Both MTV Networks Australia, which puts out VH1 and MTV, and XYZ Networks, covering Channel V, Max and Club V, air shows that put the decision-making in the viewers’ hands.

“The mobile phone is the remote control for young people, and it allows them to shape programming on MTV,” says MTV Australia topper Nigel Robbins.

This also brings in a new income stream for the webs, although most execs are coy about revealing numbers.

“At the moment, we do not have huge margins on the SMS voting, and we are trying to keep the costs low with our younger audience in mind,” says Rob Logan, head of programming for XYZ Networks, who says a premium rate of A55¢ (42¢) is charged when prizes are involved.

“But obviously if the model succeeds, there will be more room to grow the financial side. At the moment, it is about viewer participation and a point of difference.”

Logan also says the format allows for the involvement of sponsors via giveaways and integrated billboards.

Leading MTV’s onslaught of viewer-controlled content is its local version of “TRL” (Total Request Live) in which viewers vote for the Top 10. It has been such a success that the format runs nightly and in a weekend slot.

Upping the interactivity to a real-time format, “Video Clash,” launched in March, allows viewers to vote for the music video that will be shown next. The result is displayed live as the votes roll in.

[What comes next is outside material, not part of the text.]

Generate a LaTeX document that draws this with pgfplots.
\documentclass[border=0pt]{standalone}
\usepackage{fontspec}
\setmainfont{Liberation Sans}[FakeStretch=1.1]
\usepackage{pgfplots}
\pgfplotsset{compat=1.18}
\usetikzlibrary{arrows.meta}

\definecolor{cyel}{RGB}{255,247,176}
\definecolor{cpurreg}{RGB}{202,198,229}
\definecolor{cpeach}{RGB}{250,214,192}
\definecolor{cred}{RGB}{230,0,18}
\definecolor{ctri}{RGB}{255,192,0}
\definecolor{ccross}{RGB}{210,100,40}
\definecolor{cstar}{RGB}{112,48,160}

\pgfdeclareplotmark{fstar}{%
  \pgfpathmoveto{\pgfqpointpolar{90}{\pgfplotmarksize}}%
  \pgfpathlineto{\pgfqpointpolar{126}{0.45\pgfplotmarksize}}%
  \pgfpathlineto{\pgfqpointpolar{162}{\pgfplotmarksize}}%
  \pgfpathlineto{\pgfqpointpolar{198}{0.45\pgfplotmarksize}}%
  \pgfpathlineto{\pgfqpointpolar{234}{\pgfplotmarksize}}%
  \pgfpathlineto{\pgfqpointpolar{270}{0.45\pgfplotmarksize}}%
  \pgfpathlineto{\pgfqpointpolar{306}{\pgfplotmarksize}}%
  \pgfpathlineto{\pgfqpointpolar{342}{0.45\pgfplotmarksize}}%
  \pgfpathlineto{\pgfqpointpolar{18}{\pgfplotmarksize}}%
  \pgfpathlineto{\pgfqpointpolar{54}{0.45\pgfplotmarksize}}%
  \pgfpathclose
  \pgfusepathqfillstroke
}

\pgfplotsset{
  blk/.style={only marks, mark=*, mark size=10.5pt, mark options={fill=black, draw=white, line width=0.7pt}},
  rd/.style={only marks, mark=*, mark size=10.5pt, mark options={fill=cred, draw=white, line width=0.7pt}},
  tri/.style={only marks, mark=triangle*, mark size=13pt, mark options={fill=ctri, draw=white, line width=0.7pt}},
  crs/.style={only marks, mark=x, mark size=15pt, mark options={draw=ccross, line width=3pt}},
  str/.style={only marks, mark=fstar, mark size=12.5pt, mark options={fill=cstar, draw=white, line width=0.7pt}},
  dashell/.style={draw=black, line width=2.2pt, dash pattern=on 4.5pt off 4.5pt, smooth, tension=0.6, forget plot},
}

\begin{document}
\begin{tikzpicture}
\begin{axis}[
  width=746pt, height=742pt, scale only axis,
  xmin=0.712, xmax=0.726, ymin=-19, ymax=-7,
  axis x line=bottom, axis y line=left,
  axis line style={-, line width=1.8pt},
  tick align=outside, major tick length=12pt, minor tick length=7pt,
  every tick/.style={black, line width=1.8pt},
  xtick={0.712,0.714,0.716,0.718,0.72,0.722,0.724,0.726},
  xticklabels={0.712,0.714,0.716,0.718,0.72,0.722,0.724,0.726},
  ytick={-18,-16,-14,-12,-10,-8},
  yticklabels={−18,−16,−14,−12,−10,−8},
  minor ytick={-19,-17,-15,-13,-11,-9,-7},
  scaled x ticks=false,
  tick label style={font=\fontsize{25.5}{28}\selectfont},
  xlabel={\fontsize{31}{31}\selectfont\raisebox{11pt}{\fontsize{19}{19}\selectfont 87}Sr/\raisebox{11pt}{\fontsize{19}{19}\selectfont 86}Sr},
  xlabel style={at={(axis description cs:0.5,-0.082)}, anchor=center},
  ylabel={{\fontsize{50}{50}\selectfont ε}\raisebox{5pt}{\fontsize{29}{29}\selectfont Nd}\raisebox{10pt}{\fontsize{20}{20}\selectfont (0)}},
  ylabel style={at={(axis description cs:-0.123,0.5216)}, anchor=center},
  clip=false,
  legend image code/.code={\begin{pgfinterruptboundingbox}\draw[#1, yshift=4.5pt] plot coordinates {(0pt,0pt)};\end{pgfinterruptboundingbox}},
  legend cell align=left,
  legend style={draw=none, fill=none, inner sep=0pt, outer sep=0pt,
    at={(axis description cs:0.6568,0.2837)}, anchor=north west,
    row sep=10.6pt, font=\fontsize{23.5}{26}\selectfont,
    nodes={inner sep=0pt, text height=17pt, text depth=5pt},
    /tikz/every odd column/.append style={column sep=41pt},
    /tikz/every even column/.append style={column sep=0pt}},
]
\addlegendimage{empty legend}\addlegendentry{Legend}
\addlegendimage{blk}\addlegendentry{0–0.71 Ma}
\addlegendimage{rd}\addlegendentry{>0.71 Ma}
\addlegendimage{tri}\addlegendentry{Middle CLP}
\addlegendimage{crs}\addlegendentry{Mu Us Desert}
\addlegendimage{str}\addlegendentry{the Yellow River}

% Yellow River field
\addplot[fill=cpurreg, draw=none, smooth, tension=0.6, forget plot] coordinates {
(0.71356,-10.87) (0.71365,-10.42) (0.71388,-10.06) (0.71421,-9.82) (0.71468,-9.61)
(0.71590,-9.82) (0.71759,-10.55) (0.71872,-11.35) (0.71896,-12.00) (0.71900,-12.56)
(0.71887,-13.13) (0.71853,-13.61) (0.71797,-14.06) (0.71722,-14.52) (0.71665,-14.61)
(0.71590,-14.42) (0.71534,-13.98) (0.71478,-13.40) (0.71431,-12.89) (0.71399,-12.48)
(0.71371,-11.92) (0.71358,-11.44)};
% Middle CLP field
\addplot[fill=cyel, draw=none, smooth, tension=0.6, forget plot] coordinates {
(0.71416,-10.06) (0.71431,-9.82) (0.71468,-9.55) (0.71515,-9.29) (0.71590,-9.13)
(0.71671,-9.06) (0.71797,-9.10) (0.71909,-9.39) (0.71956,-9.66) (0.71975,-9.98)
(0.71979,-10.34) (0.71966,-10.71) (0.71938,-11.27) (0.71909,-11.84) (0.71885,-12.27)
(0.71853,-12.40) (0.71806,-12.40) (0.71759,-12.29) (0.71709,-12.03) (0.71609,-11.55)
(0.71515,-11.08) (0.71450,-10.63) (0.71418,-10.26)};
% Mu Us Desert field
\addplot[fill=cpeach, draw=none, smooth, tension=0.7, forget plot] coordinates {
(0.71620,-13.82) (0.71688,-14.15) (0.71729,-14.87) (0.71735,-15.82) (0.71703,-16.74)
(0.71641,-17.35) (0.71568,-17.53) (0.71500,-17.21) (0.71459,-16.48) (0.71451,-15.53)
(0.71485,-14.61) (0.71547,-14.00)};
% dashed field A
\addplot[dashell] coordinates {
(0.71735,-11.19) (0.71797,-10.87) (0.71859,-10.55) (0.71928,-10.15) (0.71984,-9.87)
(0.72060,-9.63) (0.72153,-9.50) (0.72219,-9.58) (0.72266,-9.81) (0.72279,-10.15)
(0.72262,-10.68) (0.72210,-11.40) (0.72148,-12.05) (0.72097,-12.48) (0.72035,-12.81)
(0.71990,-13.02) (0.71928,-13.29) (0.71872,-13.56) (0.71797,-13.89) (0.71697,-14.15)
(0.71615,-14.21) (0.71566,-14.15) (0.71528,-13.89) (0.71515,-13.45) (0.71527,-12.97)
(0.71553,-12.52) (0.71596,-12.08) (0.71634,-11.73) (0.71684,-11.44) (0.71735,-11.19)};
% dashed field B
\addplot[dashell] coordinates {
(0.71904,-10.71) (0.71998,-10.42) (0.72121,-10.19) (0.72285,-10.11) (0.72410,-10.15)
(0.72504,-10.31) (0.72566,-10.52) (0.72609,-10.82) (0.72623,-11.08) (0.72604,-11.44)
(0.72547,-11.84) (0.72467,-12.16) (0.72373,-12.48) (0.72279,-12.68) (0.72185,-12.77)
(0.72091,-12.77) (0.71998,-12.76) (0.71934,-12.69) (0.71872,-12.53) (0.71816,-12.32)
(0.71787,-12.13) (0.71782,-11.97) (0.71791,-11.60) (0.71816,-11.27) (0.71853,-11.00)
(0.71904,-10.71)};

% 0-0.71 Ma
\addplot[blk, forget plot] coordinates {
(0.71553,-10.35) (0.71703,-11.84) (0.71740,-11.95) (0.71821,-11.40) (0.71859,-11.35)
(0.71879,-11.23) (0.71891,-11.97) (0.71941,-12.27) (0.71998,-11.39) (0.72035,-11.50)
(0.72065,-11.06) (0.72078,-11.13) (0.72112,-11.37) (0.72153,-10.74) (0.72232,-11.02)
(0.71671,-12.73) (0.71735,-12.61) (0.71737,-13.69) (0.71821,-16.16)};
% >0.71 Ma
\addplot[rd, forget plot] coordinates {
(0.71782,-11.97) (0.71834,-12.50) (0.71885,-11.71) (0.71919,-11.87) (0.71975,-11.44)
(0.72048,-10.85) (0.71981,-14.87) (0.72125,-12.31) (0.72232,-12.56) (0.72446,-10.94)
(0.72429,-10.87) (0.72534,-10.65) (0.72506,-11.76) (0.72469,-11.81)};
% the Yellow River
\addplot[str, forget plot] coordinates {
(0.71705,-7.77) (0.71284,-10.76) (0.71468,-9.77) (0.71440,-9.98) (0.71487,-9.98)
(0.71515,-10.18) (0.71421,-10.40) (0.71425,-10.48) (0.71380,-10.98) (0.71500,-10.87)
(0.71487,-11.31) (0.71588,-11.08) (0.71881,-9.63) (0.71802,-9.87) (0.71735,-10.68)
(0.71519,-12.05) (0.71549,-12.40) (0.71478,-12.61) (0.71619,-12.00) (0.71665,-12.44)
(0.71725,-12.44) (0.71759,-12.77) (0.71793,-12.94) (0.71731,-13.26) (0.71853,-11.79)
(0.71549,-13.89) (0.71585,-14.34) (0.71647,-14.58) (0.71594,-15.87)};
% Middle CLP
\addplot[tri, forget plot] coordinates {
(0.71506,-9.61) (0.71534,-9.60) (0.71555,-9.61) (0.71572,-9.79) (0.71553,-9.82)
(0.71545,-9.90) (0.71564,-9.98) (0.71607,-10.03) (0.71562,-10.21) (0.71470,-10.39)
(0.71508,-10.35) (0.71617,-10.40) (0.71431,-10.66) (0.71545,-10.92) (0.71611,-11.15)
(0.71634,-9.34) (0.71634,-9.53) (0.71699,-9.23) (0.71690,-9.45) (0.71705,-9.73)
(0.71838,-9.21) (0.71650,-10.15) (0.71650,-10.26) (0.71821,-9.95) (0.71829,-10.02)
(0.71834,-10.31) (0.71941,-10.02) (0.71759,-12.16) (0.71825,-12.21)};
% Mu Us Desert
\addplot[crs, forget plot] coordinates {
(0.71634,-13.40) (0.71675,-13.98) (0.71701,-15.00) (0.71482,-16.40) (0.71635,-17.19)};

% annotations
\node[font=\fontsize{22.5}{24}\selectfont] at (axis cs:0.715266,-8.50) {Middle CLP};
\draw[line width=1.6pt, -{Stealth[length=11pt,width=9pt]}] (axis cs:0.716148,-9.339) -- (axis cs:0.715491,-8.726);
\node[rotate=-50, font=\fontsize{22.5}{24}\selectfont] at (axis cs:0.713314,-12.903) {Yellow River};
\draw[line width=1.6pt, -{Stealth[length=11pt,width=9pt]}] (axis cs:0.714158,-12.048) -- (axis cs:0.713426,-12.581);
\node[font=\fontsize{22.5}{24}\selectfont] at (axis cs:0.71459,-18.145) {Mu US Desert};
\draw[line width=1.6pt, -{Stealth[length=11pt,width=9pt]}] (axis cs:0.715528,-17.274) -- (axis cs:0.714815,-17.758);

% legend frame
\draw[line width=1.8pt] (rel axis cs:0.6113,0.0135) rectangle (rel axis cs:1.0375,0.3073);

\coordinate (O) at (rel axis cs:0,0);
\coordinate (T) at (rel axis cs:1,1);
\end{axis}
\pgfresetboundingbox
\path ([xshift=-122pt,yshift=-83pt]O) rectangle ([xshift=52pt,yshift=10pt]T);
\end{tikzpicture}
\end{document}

The music web has partnered with mobile entertainment leader, Yarosa Entertainment, through Australian subsidiary SMSTv and Information Dialing Services (IDS) to provide the interactive services.

Youth rival Channel [V] is set for an interactive overhaul thanks to research that fingered cell phones as the most single important piece of technology to kids.

“We found that nine out of 10 young people have a mobile phone, so interactivity is the key,” says Logan, who adds that his daughter insists the research is inaccurate. “She says it is 10 out of 10.”

Three shows will drive [V]’s sked:

The first is “What You Wanted,” a joint venture between XYZ and radio network DMG, which will see the most requested songs from the Nova radio network and Channel [V] compiled into a weekly countdown.

[V]’s version of the popular Web site “Hot or Not” will allow viewers to send in a photo of themselves, and SMS votes will decide who’s “hot” and who shouldn’t have bothered.

Finally, “My Tunes” will put a viewer’s musical selection to a peer test, you guessed it, by phone.